Global Leveraged ETF Assets Hit $270 Billion as AI Pullback Triggers Speculation Machine in Reverse

Alina Collins
Published 2026-06-26About 10 min read

Global leveraged-ETF assets have surpassed $270 billion. This week's AI selloff threw the amplification machine into reverse — Korean leveraged products dropped over 20% in a single week, SpaceX-linked funds fell roughly 40% since listing, and the fragility of the leverage ecosystem is now being priced.

01

$270 billion in leveraged ETFs — what kind of machine is this?

Bloomberg data put global leveraged-ETF assets above $270 billion — over $200 billion in the US, more than $45 billion in Asia.
This means → leveraged ETFs — funds that use derivatives to double or triple daily gains and losses — are no longer a niche tool. They are a systemic force large enough to move broader markets.
Barclays estimates that US leveraged-ETF rebalancing volumes — the mechanical buying and selling these funds must execute every day at close — have surged to several multiples of the long-run average. In plain terms = these funds are forced to chase momentum daily: buying more as prices rise, selling harder as prices fall.
02

Why did Korean retail investors become the epicenter?
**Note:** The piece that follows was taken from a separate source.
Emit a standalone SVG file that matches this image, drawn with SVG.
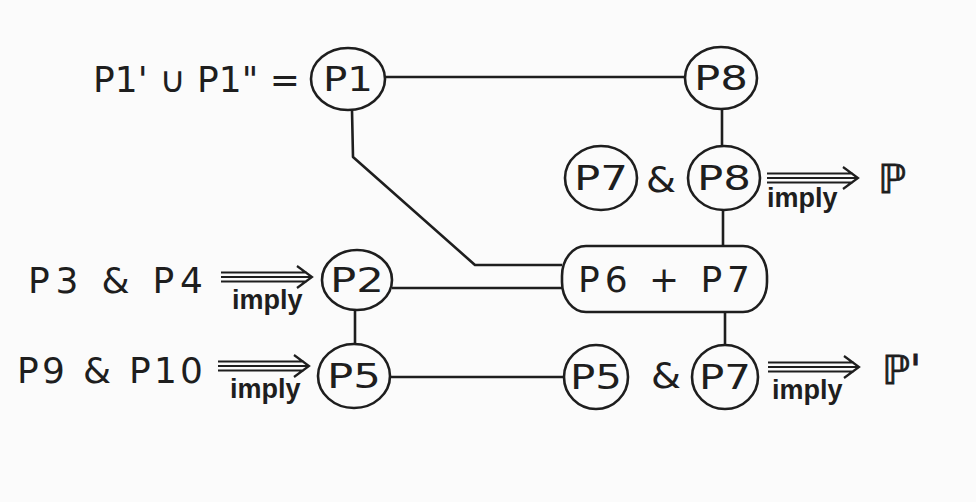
<svg xmlns="http://www.w3.org/2000/svg" xmlns:xlink="http://www.w3.org/1999/xlink" width="976" height="502" viewBox="0 0 976 502">
<style>
.n{fill:none;stroke:#1e1e1e;stroke-width:2.6}
.c{fill:none;stroke:#1e1e1e;stroke-width:2.6;stroke-linejoin:round}
.t{font-family:"DejaVu Sans",Arial,sans-serif;font-size:36px;fill:#1e1e1e}
.nl{font-family:"DejaVu Sans",Arial,sans-serif;font-size:34px;fill:#1e1e1e;text-anchor:middle}
.im{font-family:"Liberation Sans",Arial,sans-serif;font-size:27px;font-weight:bold;fill:#1e1e1e}
.bb{font-family:"DejaVu Sans",sans-serif;font-size:40px;fill:#1e1e1e;stroke:#1e1e1e;stroke-width:0.8}
</style>
<defs>
<g id="arr"><path d="M0,-4.5 H86 M0,0 H89 M0,4.5 H86 M76,-11 L91,0 L76,11" fill="none" stroke="#1e1e1e" stroke-width="2.2"/></g>
</defs>
<rect width="976" height="502" fill="#fbfbfb"/>
<g id="connectors">
<path class="c" d="M385,77 H685"/>
<path class="c" d="M722,109 V147"/>
<path class="c" d="M723,209 V246"/>
<path class="c" d="M725,312 V346"/>
<path class="c" d="M352,110 L353,157 L475,265 H562"/>
<path class="c" d="M392,288 H562"/>
<path class="c" d="M355,310 V344"/>
<path class="c" d="M390,377 H564"/>
</g>
<g id="label-top"><text class="t" x="93" y="92" font-size="38" textLength="207" lengthAdjust="spacing">P1' ∪ P1" =</text></g>
<g id="P1"><ellipse class="n" cx="348" cy="79" rx="37" ry="31"/><text class="nl" x="348" y="91" textLength="50" lengthAdjust="spacingAndGlyphs">P1</text></g>
<g id="P8a"><ellipse class="n" cx="721" cy="78" rx="36" ry="31"/><text class="nl" x="721" y="90" textLength="54" lengthAdjust="spacingAndGlyphs">P8</text></g>
<g id="P7a"><ellipse class="n" cx="601" cy="178" rx="36" ry="32"/><text class="nl" x="601" y="190" textLength="54" lengthAdjust="spacingAndGlyphs">P7</text></g>
<text class="t" x="646" y="192" textLength="30" lengthAdjust="spacingAndGlyphs">&amp;</text>
<g id="P8b"><ellipse class="n" cx="724" cy="178" rx="36" ry="32"/><text class="nl" x="724" y="190" textLength="54" lengthAdjust="spacingAndGlyphs">P8</text></g>
<g id="imp1"><use xlink:href="#arr" x="767" y="178"/><text class="im" x="767" y="207">imply</text></g>
<g id="Pout1"><text class="bb" x="878" y="193">ℙ</text></g>
<g id="P3P4"><text class="t" x="28" y="293" textLength="175" lengthAdjust="spacing">P3 &amp; P4</text></g>
<g id="imp2"><use xlink:href="#arr" x="221" y="277"/><text class="im" x="232" y="309">imply</text></g>
<g id="P2"><ellipse class="n" cx="357" cy="280" rx="35" ry="30"/><text class="nl" x="357" y="292" textLength="54" lengthAdjust="spacingAndGlyphs">P2</text></g>
<g id="P6P7"><rect class="n" x="562" y="246" width="205" height="66" rx="24" ry="30"/><text class="t" x="578" y="292" textLength="172" lengthAdjust="spacing">P6 + P7</text></g>
<g id="P9P10"><text class="t" x="17" y="383" textLength="186" lengthAdjust="spacing">P9 &amp; P10</text></g>
<g id="imp3"><use xlink:href="#arr" x="218" y="366"/><text class="im" x="230" y="398">imply</text></g>
<g id="P5a"><ellipse class="n" cx="354" cy="376" rx="36" ry="32"/><text class="nl" x="354" y="388" textLength="54" lengthAdjust="spacingAndGlyphs">P5</text></g>
<g id="P5b"><ellipse class="n" cx="596" cy="377" rx="32" ry="32"/><text class="nl" x="596" y="389" textLength="52" lengthAdjust="spacingAndGlyphs">P5</text></g>
<text class="t" x="651" y="388" textLength="30" lengthAdjust="spacingAndGlyphs">&amp;</text>
<g id="P7b"><ellipse class="n" cx="725" cy="377" rx="33" ry="32"/><text class="nl" x="725" y="389" textLength="52" lengthAdjust="spacingAndGlyphs">P7</text></g>
<g id="imp4"><use xlink:href="#arr" x="768" y="367"/><text class="im" x="772" y="399">imply</text></g>
<g id="Pout2"><text class="bb" x="882" y="384">ℙ'</text></g>
</svg>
Korean retail investors rank among the world's most active buyers of AI-chip leveraged ETFs. This week, several high-profile products fell more than 20% in a single week.
This means → once momentum breaks, leverage amplifies losses at exactly the same speed it previously amplified gains.
The shockwave spread to Asian and US semiconductor stocks, then hit newly listed SpaceX-linked funds. Leveraged losses transmitted from one market to another with no fundamental connection required.
03

What does the SpaceX fund story reveal?

SpaceX-linked leveraged funds attracted nearly $1 billion in inflows since listing earlier this month — yet the products have fallen roughly 40% since launch.
In plain terms = most investors were chasing gains that had already been realized before they arrived. They bought in at the peak.
Simplify Asset Management portfolio manager Christopher Getter noted: "The expanding menu of speculative products makes it easier for investors to place bets without fully understanding what they own." This reflects a market where product innovation has outrun investor education.
04

Why did Strategy and crypto markets come under pressure simultaneously?

Michael Saylor's Strategy has evolved from a simple corporate Bitcoin holder into a full investment-product ecosystem — spanning ETFs, common stock, and preferred shares.
This means → investors using different wrappers are all participating in the same underlying Bitcoin trade. When sentiment turns, every wrapper drops at once, compounding the pressure.
Leveraged long-and-short ETFs linked to Strategy have lost over 90% since their 2024 launch; preferred shares have fallen well below par. In plain terms = whether investors chose the "aggressive" or the "conservative" version, the underlying asset was identical — only the speed of loss differed.
05

What does this pullback actually reveal?

The S&P 500 fell nearly 2% this week; the Nasdaq 100 dropped more than 4%.
Behavioral-finance professor Samuel Hartzmark commented: "If unsophisticated retail investors broadly demand an attribute that doesn't actually benefit them, strategies catering to that demand will keep getting produced."
This reflects a structural fact about the current bull market: every popular narrative has already built a leverage ecosystem around it — and when the narrative reverses, deleveraging will be just as fast as the leveraging that preceded it.

Content is for reference only, not financial advice.